* Start INFORMATION PROVIDED *

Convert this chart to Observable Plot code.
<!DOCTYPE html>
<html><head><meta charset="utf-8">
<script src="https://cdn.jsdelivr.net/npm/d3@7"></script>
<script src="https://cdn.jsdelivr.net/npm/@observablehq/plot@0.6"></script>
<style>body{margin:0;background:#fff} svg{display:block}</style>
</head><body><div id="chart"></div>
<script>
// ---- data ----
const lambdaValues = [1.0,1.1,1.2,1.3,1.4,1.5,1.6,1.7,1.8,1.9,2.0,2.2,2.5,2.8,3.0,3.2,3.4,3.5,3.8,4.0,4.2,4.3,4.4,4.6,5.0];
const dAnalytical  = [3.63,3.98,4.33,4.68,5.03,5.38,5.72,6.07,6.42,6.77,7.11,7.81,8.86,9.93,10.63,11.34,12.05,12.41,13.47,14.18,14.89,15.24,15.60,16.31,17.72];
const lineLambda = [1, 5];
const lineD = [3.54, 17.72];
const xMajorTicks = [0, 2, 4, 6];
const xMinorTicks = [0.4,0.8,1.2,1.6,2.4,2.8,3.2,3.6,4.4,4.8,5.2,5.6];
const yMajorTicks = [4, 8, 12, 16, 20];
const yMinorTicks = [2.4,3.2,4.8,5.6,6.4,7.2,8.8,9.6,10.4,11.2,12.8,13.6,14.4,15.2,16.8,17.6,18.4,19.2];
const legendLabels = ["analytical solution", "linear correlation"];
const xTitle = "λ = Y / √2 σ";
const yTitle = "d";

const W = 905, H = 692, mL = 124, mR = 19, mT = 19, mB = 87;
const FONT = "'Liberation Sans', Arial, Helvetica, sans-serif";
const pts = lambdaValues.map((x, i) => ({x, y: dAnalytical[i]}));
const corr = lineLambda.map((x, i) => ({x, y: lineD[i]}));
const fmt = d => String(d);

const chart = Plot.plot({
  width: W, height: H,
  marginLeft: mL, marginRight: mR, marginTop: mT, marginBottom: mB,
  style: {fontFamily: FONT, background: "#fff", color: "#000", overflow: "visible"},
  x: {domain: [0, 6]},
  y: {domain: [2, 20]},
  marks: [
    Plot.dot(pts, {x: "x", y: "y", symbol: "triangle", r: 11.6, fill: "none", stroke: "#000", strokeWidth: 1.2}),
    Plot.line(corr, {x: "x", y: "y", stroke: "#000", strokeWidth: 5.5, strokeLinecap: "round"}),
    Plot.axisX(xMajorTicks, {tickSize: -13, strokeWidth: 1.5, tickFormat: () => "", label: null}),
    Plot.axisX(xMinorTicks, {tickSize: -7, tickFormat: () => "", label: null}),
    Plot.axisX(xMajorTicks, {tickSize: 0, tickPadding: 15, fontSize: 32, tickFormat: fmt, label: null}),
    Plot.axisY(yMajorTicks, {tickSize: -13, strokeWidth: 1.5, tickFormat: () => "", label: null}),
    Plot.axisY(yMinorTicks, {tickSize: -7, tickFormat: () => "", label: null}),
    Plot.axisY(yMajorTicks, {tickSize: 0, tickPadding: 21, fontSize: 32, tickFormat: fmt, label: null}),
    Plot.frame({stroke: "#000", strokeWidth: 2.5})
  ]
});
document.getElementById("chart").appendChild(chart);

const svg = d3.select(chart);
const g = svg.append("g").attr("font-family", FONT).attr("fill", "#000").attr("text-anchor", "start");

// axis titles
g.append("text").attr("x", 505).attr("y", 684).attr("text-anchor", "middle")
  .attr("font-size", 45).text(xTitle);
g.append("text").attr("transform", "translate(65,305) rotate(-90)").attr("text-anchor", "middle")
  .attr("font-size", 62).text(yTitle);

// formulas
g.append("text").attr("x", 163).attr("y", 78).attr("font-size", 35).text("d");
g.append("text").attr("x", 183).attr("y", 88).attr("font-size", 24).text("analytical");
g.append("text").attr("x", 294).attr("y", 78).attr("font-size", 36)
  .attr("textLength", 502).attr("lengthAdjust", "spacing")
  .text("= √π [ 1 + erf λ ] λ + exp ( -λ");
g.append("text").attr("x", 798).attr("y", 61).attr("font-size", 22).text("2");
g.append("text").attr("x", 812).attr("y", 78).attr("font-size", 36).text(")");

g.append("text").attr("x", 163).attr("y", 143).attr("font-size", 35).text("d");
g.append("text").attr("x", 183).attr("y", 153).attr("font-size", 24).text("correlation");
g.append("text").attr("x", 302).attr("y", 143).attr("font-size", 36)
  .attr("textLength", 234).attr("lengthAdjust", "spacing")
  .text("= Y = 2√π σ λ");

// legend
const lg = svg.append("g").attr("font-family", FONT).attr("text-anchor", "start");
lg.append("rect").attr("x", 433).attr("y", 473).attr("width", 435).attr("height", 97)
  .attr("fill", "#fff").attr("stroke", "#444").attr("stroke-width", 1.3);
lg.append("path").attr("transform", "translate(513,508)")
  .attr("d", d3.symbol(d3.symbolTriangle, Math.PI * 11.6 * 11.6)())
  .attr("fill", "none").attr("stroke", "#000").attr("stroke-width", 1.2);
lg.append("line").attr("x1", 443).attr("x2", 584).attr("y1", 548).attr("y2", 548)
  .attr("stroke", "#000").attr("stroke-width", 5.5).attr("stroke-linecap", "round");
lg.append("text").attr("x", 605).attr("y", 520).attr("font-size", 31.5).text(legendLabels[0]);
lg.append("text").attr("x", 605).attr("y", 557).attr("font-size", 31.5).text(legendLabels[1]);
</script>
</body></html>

* End INFORMATION PROVIDED *

-- THE REQUEST --
Set down the lines above as they stand, starting with the first line and ending with the line that contains "const fmt = d => String(d);".

-- SOLUTION TO THE PROBLEM --
Convert this chart to Observable Plot code.
<!DOCTYPE html>
<html><head><meta charset="utf-8">
<script src="https://cdn.jsdelivr.net/npm/d3@7"></script>
<script src="https://cdn.jsdelivr.net/npm/@observablehq/plot@0.6"></script>
<style>body{margin:0;background:#fff} svg{display:block}</style>
</head><body><div id="chart"></div>
<script>
// ---- data ----
const lambdaValues = [1.0,1.1,1.2,1.3,1.4,1.5,1.6,1.7,1.8,1.9,2.0,2.2,2.5,2.8,3.0,3.2,3.4,3.5,3.8,4.0,4.2,4.3,4.4,4.6,5.0];
const dAnalytical  = [3.63,3.98,4.33,4.68,5.03,5.38,5.72,6.07,6.42,6.77,7.11,7.81,8.86,9.93,10.63,11.34,12.05,12.41,13.47,14.18,14.89,15.24,15.60,16.31,17.72];
const lineLambda = [1, 5];
const lineD = [3.54, 17.72];
const xMajorTicks = [0, 2, 4, 6];
const xMinorTicks = [0.4,0.8,1.2,1.6,2.4,2.8,3.2,3.6,4.4,4.8,5.2,5.6];
const yMajorTicks = [4, 8, 12, 16, 20];
const yMinorTicks = [2.4,3.2,4.8,5.6,6.4,7.2,8.8,9.6,10.4,11.2,12.8,13.6,14.4,15.2,16.8,17.6,18.4,19.2];
const legendLabels = ["analytical solution", "linear correlation"];
const xTitle = "λ = Y / √2 σ";
const yTitle = "d";

const W = 905, H = 692, mL = 124, mR = 19, mT = 19, mB = 87;
const FONT = "'Liberation Sans', Arial, Helvetica, sans-serif";
const pts = lambdaValues.map((x, i) => ({x, y: dAnalytical[i]}));
const corr = lineLambda.map((x, i) => ({x, y: lineD[i]}));
const fmt = d => String(d);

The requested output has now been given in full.